Task goal
Copy the data exactly as it appears, and do not include any pictures.

Dataset extract
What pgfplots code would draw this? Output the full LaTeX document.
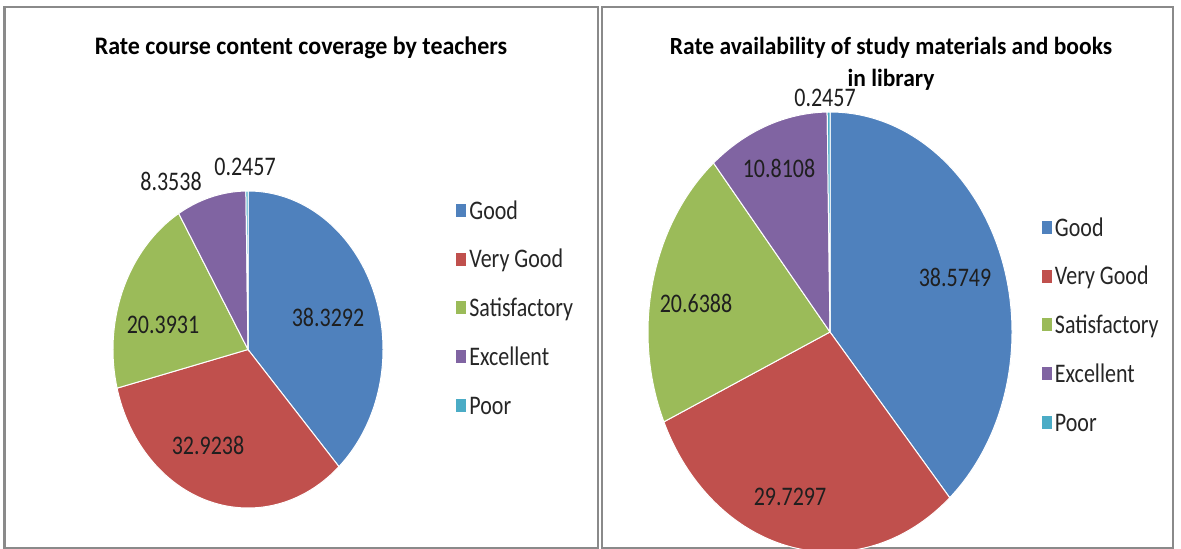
\documentclass[border=0pt]{standalone}
\usepackage{pgfplots}
\usepackage{pgfplotstable}
\usepackage{fontspec}
\setmainfont{Carlito}
\pgfplotsset{compat=1.18}

\definecolor{pie0}{HTML}{4F81BD}
\definecolor{pie1}{HTML}{C0504D}
\definecolor{pie2}{HTML}{9BBB59}
\definecolor{pie3}{HTML}{8064A2}
\definecolor{pie4}{HTML}{4BACC6}
\definecolor{frame}{HTML}{8A8A8A}

% Rate course content coverage by teachers
\pgfplotstableread{
label value
Good 38.3292
VeryGood 32.9238
Satisfactory 20.3931
Excellent 8.3538
Poor 0.2457
}\tabA
% Rate availability of study materials and books in library
\pgfplotstableread{
label value
Good 38.5749
VeryGood 29.7297
Satisfactory 20.6388
Excellent 10.8108
Poor 0.2457
}\tabB

\newcommand\computepie[2]{%
  \xdef\pietot{0}%
  \foreach \i in {0,...,4}{%
    \pgfplotstablegetelem{\i}{value}\of#1%
    \pgfmathsetmacro\pietmp{\pietot+\pgfplotsretval}%
    \xdef\pietot{\pietmp}}%
  \xdef\pieang{90}%
  \foreach \i in {0,...,4}{%
    \pgfplotstablegetelem{\i}{value}\of#1%
    \pgfmathsetmacro\pietmp{\pieang-360*\pgfplotsretval/\pietot}%
    \expandafter\xdef\csname #2s\i\endcsname{\pieang}%
    \expandafter\xdef\csname #2e\i\endcsname{\pietmp}%
    \xdef\pieang{\pietmp}}%
}

% prefix, index, cx, cy, rx, ry
\newcommand\piewedge[6]{%
  \edef\piecmd{\noexpand\addplot[fill=pie#2, draw=white, line width=0.5pt]
    coordinates {(#3,#4)} -- ++(\csname #1s#2\endcsname:#5 and #6)
    arc[start angle=\csname #1s#2\endcsname, end angle=\csname #1e#2\endcsname,
        x radius=#5, y radius=#6] -- cycle;}%
  \piecmd}

% vertical stretch of the text, as in the reference
\newcommand\vs[1]{\scalebox{1}[1.22]{#1}}
\newcommand\vt[1]{\scalebox{1}[1.05]{#1}}

\pgfplotsset{
  panel/.style={
    x=0.5pt, y=0.5pt, ymin=0, ymax=549, y dir=reverse,
    hide axis, clip=true, anchor=south west,
    legend cell align=left,
    legend image code/.code={\fill (0pt,-1.85pt) rectangle (5.5pt,5.15pt);},
    legend style={draw=none, fill=none, inner sep=0pt, outer sep=0pt,
      anchor=north west, row sep=13.7pt,
      font=\fontsize{11}{13}\selectfont,
      nodes={inner xsep=1.2pt, inner ysep=0pt, text height=8pt, text depth=2.5pt, text=black!85}},
  },
}
\tikzset{
  lab/.style={font=\fontsize{11}{13}\selectfont, text=black!88, inner sep=0pt},
  ttl/.style={font=\bfseries\fontsize{12}{14}\selectfont, anchor=base, inner sep=0pt},
}

\begin{document}
\computepie{\tabA}{A}%
\computepie{\tabB}{B}%
\begin{tikzpicture}
\useasboundingbox (0,0) rectangle (590.5pt,274.5pt);
\fill[white] (0,0) rectangle (590.5pt,274.5pt);

% ---------- left panel ----------
\begin{axis}[panel, at={(0pt,0pt)}, xmin=0, xmax=600,
  legend style={at={(axis description cs:0.7583,0.6303)}}]
\draw[frame, line width=1.1pt] (axis cs:4.5,7) rectangle (axis cs:598,548);
\piewedge{A}{0}{248}{349.5}{67.5pt}{79.25pt}
\piewedge{A}{1}{248}{349.5}{67.5pt}{79.25pt}
\piewedge{A}{2}{248}{349.5}{67.5pt}{79.25pt}
\piewedge{A}{3}{248}{349.5}{67.5pt}{79.25pt}
\piewedge{A}{4}{248}{349.5}{67.5pt}{79.25pt}
\legend{\vs{Good},\vs{Very Good},\vs{Satisfactory},\vs{Excellent},\vs{Poor}}
\node[ttl] at (axis cs:301,54.5) {\vt{Rate course content coverage by teachers}};
\node[lab] at (axis cs:328,317) {\vs{38.3292}};
\node[lab] at (axis cs:208,445) {\vs{32.9238}};
\node[lab] at (axis cs:163,325) {\vs{20.3931}};
\node[lab] at (axis cs:171,181) {\vs{8.3538}};
\node[lab] at (axis cs:245,167) {\vs{0.2457}};
\end{axis}

% ---------- right panel ----------
\begin{axis}[panel, at={(300pt,0pt)}, xmin=600, xmax=1181,
  legend style={at={(axis description cs:0.7582,0.5993)}}]
\draw[frame, line width=1.1pt] (axis cs:602,7) rectangle (axis cs:1173,548);
\piewedge{B}{0}{830}{332}{91pt}{110pt}
\piewedge{B}{1}{830}{332}{91pt}{110pt}
\piewedge{B}{2}{830}{332}{91pt}{110pt}
\piewedge{B}{3}{830}{332}{91pt}{110pt}
\piewedge{B}{4}{830}{332}{91pt}{110pt}
\legend{\vs{Good},\vs{Very Good},\vs{Satisfactory},\vs{Excellent},\vs{Poor}}
\node[ttl, font=\bfseries\fontsize{11.75}{14}\selectfont] at (axis cs:891,54.5) {\vt{Rate availability of study materials and books}};
\node[ttl, font=\bfseries\fontsize{11.75}{14}\selectfont] at (axis cs:891,87) {\vt{in library}};
\node[lab] at (axis cs:955,277) {\vs{38.5749}};
\node[lab] at (axis cs:790,497) {\vs{29.7297}};
\node[lab] at (axis cs:696,303) {\vs{20.6388}};
\node[lab] at (axis cs:779,168) {\vs{10.8108}};
\node[lab] at (axis cs:825,98) {\vs{0.2457}};
\end{axis}
\end{tikzpicture}
\end{document}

Output
What pgfplots code would draw this? Output the full LaTeX document.
\documentclass[border=0pt]{standalone}
\usepackage{pgfplots}
\usepackage{pgfplotstable}
\usepackage{fontspec}
\setmainfont{Carlito}
\pgfplotsset{compat=1.18}

\definecolor{pie0}{HTML}{4F81BD}
\definecolor{pie1}{HTML}{C0504D}
\definecolor{pie2}{HTML}{9BBB59}
\definecolor{pie3}{HTML}{8064A2}
\definecolor{pie4}{HTML}{4BACC6}
\definecolor{frame}{HTML}{8A8A8A}

% Rate course content coverage by teachers
\pgfplotstableread{
label value
Good 38.3292
VeryGood 32.9238
Satisfactory 20.3931
Excellent 8.3538
Poor 0.2457
}\tabA
% Rate availability of study materials and books in library
\pgfplotstableread{
label value
Good 38.5749
VeryGood 29.7297
Satisfactory 20.6388
Excellent 10.8108
Poor 0.2457
}\tabB

\newcommand\computepie[2]{%
  \xdef\pietot{0}%
  \foreach \i in {0,...,4}{%
    \pgfplotstablegetelem{\i}{value}\of#1%
    \pgfmathsetmacro\pietmp{\pietot+\pgfplotsretval}%
    \xdef\pietot{\pietmp}}%
  \xdef\pieang{90}%
  \foreach \i in {0,...,4}{%
    \pgfplotstablegetelem{\i}{value}\of#1%
    \pgfmathsetmacro\pietmp{\pieang-360*\pgfplotsretval/\pietot}%
    \expandafter\xdef\csname #2s\i\endcsname{\pieang}%
    \expandafter\xdef\csname #2e\i\endcsname{\pietmp}%
    \xdef\pieang{\pietmp}}%
}

% prefix, index, cx, cy, rx, ry
\newcommand\piewedge[6]{%
  \edef\piecmd{\noexpand\addplot[fill=pie#2, draw=white, line width=0.5pt]
    coordinates {(#3,#4)} -- ++(\csname #1s#2\endcsname:#5 and #6)
    arc[start angle=\csname #1s#2\endcsname, end angle=\csname #1e#2\endcsname,
        x radius=#5, y radius=#6] -- cycle;}%
  \piecmd}

% vertical stretch of the text, as in the reference
\newcommand\vs[1]{\scalebox{1}[1.22]{#1}}
\newcommand\vt[1]{\scalebox{1}[1.05]{#1}}

\pgfplotsset{
  panel/.style={
    x=0.5pt, y=0.5pt, ymin=0, ymax=549, y dir=reverse,
    hide axis, clip=true, anchor=south west,
    legend cell align=left,
    legend image code/.code={\fill (0pt,-1.85pt) rectangle (5.5pt,5.15pt);},
    legend style={draw=none, fill=none, inner sep=0pt, outer sep=0pt,
      anchor=north west, row sep=13.7pt,
      font=\fontsize{11}{13}\selectfont,
      nodes={inner xsep=1.2pt, inner ysep=0pt, text height=8pt, text depth=2.5pt, text=black!85}},
  },
}
\tikzset{
  lab/.style={font=\fontsize{11}{13}\selectfont, text=black!88, inner sep=0pt},
  ttl/.style={font=\bfseries\fontsize{12}{14}\selectfont, anchor=base, inner sep=0pt},
}

\begin{document}
\computepie{\tabA}{A}%
\computepie{\tabB}{B}%
\begin{tikzpicture}
\useasboundingbox (0,0) rectangle (590.5pt,274.5pt);
\fill[white] (0,0) rectangle (590.5pt,274.5pt);

% ---------- left panel ----------
\begin{axis}[panel, at={(0pt,0pt)}, xmin=0, xmax=600,
  legend style={at={(axis description cs:0.7583,0.6303)}}]
\draw[frame, line width=1.1pt] (axis cs:4.5,7) rectangle (axis cs:598,548);
\piewedge{A}{0}{248}{349.5}{67.5pt}{79.25pt}
\piewedge{A}{1}{248}{349.5}{67.5pt}{79.25pt}
\piewedge{A}{2}{248}{349.5}{67.5pt}{79.25pt}
\piewedge{A}{3}{248}{349.5}{67.5pt}{79.25pt}
\piewedge{A}{4}{248}{349.5}{67.5pt}{79.25pt}
\legend{\vs{Good},\vs{Very Good},\vs{Satisfactory},\vs{Excellent},\vs{Poor}}
\node[ttl] at (axis cs:301,54.5) {\vt{Rate course content coverage by teachers}};
\node[lab] at (axis cs:328,317) {\vs{38.3292}};
\node[lab] at (axis cs:208,445) {\vs{32.9238}};
\node[lab] at (axis cs:163,325) {\vs{20.3931}};
\node[lab] at (axis cs:171,181) {\vs{8.3538}};
\node[lab] at (axis cs:245,167) {\vs{0.2457}};
\end{axis}

% ---------- right panel ----------
\begin{axis}[panel, at={(300pt,0pt)}, xmin=600, xmax=1181,
  legend style={at={(axis description cs:0.7582,0.5993)}}]
\draw[frame, line width=1.1pt] (axis cs:602,7) rectangle (axis cs:1173,548);
\piewedge{B}{0}{830}{332}{91pt}{110pt}
\piewedge{B}{1}{830}{332}{91pt}{110pt}
\piewedge{B}{2}{830}{332}{91pt}{110pt}
\piewedge{B}{3}{830}{332}{91pt}{110pt}
\piewedge{B}{4}{830}{332}{91pt}{110pt}
\legend{\vs{Good},\vs{Very Good},\vs{Satisfactory},\vs{Excellent},\vs{Poor}}
\node[ttl, font=\bfseries\fontsize{11.75}{14}\selectfont] at (axis cs:891,54.5) {\vt{Rate availability of study materials and books}};
\node[ttl, font=\bfseries\fontsize{11.75}{14}\selectfont] at (axis cs:891,87) {\vt{in library}};
\node[lab] at (axis cs:955,277) {\vs{38.5749}};
\node[lab] at (axis cs:790,497) {\vs{29.7297}};
\node[lab] at (axis cs:696,303) {\vs{20.6388}};
\node[lab] at (axis cs:779,168) {\vs{10.8108}};
\node[lab] at (axis cs:825,98) {\vs{0.2457}};
\end{axis}
\end{tikzpicture}
\end{document}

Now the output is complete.